**Given instruction**
Drop every picture. Then return, exactly, the lines from the beginning of the listing below through the one containing "import plotly.graph_objects as go".

.....

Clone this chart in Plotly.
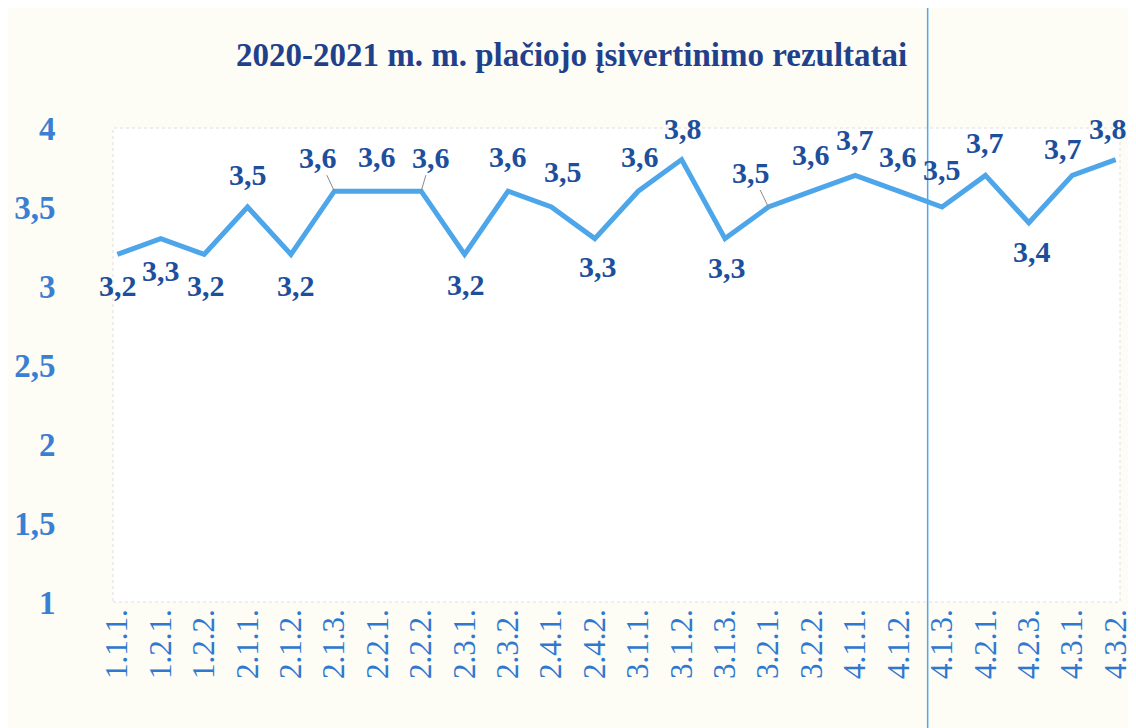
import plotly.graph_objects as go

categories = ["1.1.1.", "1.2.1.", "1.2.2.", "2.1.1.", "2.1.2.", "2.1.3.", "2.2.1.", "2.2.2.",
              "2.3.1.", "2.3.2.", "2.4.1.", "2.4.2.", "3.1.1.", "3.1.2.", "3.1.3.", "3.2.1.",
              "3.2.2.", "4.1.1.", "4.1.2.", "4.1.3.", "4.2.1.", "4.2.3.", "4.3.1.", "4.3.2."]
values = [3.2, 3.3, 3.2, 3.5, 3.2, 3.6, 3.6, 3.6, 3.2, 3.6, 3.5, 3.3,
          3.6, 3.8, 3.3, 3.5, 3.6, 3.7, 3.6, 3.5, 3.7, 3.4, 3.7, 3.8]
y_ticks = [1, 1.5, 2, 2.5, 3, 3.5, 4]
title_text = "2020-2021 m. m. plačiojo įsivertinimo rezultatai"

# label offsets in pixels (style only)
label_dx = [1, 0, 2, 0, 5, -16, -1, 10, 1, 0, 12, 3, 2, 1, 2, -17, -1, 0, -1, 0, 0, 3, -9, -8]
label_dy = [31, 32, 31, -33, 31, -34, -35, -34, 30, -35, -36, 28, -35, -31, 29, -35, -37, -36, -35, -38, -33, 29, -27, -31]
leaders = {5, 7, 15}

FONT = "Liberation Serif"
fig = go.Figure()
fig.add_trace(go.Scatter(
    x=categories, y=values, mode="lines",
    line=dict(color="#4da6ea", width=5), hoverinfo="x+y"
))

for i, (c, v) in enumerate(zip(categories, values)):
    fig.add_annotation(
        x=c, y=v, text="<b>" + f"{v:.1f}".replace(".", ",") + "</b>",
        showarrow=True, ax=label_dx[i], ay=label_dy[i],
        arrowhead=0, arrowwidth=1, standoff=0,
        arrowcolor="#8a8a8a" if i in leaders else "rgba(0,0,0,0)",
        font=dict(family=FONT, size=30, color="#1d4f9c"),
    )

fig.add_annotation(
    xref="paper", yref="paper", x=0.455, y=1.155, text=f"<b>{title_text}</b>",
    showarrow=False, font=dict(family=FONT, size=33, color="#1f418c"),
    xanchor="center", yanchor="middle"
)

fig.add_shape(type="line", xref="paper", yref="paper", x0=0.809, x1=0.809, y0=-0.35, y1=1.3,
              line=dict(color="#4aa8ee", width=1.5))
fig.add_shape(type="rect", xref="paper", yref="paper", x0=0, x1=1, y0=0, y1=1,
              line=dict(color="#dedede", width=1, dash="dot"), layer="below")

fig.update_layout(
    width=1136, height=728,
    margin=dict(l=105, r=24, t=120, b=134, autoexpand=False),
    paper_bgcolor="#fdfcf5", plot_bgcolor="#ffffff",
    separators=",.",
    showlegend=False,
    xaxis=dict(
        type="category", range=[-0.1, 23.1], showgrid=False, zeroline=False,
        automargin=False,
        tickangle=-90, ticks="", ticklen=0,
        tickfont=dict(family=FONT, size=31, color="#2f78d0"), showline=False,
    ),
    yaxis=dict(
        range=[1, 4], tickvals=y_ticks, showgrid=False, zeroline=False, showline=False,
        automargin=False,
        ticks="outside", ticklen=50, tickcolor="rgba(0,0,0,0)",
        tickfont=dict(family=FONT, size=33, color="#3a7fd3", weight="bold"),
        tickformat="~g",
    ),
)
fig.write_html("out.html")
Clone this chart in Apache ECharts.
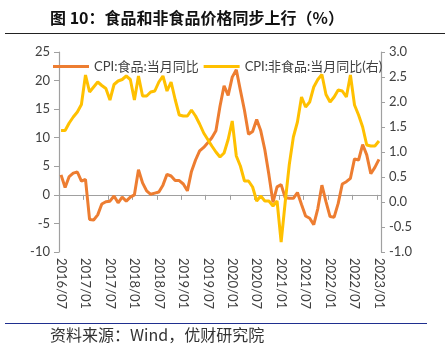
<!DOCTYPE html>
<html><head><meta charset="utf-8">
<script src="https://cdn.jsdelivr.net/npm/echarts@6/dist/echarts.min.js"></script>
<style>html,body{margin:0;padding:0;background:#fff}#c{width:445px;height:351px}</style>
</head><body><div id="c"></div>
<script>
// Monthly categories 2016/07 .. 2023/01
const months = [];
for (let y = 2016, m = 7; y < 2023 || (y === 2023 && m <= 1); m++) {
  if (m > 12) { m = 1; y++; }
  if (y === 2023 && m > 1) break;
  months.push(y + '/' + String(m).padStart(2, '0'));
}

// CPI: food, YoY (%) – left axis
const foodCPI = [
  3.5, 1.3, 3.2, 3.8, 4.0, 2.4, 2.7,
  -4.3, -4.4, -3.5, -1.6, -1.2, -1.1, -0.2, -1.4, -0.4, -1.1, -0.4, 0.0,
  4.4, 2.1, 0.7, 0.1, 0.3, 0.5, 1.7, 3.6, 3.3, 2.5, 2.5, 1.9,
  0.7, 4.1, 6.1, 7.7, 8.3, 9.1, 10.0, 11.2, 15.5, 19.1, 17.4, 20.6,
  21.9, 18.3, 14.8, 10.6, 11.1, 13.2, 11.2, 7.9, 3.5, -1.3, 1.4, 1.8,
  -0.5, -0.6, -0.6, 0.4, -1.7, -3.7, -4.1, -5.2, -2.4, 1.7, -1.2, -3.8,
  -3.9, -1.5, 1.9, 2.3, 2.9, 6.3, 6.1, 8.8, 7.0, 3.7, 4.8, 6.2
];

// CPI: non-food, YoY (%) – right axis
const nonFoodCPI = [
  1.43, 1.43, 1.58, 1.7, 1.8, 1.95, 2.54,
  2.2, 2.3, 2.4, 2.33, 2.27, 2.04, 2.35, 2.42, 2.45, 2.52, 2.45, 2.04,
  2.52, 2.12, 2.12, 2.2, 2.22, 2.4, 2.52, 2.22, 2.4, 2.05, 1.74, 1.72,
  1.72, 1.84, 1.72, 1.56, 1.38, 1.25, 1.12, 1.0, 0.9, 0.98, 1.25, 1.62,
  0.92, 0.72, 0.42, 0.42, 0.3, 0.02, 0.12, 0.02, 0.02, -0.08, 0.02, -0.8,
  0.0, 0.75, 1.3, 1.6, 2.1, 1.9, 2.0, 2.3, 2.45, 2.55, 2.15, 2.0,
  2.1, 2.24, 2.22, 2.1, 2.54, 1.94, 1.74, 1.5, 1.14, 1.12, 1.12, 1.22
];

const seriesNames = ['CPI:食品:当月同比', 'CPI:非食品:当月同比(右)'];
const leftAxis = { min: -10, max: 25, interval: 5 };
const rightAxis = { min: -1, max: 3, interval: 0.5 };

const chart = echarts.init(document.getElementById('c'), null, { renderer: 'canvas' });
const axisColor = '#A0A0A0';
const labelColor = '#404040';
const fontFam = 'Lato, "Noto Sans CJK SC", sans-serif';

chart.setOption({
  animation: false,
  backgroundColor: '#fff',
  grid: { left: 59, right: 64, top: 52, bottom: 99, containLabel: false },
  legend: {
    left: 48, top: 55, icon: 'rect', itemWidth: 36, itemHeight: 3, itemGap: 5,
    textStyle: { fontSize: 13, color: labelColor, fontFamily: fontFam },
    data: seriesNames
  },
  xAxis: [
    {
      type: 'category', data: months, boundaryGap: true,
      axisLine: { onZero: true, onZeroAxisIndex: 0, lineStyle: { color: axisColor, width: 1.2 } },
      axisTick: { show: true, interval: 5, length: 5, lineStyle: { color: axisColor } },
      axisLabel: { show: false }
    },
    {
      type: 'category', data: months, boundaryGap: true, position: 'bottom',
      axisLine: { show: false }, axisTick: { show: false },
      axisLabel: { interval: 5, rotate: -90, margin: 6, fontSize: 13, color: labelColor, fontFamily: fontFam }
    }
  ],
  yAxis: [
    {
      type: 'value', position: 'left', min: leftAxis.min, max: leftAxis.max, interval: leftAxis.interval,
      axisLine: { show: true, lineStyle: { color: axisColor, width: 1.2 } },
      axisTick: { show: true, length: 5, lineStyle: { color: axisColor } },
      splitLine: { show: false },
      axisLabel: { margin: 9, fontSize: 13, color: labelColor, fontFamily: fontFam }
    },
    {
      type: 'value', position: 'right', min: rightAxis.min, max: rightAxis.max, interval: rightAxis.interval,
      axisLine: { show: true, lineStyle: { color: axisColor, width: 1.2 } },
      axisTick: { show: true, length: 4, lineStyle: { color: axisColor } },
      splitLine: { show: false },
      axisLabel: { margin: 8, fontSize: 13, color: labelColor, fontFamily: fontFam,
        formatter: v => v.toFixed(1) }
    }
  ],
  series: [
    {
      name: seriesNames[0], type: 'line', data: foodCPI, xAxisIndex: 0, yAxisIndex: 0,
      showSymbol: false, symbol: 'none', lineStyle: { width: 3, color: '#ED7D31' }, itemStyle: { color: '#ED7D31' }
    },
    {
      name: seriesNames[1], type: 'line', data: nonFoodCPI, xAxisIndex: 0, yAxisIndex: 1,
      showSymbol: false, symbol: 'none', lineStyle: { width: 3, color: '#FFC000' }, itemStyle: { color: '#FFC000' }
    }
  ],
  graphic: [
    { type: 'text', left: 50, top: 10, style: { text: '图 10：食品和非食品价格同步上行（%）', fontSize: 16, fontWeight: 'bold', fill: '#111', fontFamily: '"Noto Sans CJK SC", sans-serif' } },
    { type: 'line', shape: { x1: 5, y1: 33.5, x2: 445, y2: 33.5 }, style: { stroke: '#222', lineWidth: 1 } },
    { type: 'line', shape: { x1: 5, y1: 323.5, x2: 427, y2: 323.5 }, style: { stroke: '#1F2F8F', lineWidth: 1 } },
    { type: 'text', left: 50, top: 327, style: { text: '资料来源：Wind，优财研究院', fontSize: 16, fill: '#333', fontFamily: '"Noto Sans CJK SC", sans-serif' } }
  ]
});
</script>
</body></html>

.....

**Exercise answer**
Clone this chart in Plotly.
import plotly.graph_objects as go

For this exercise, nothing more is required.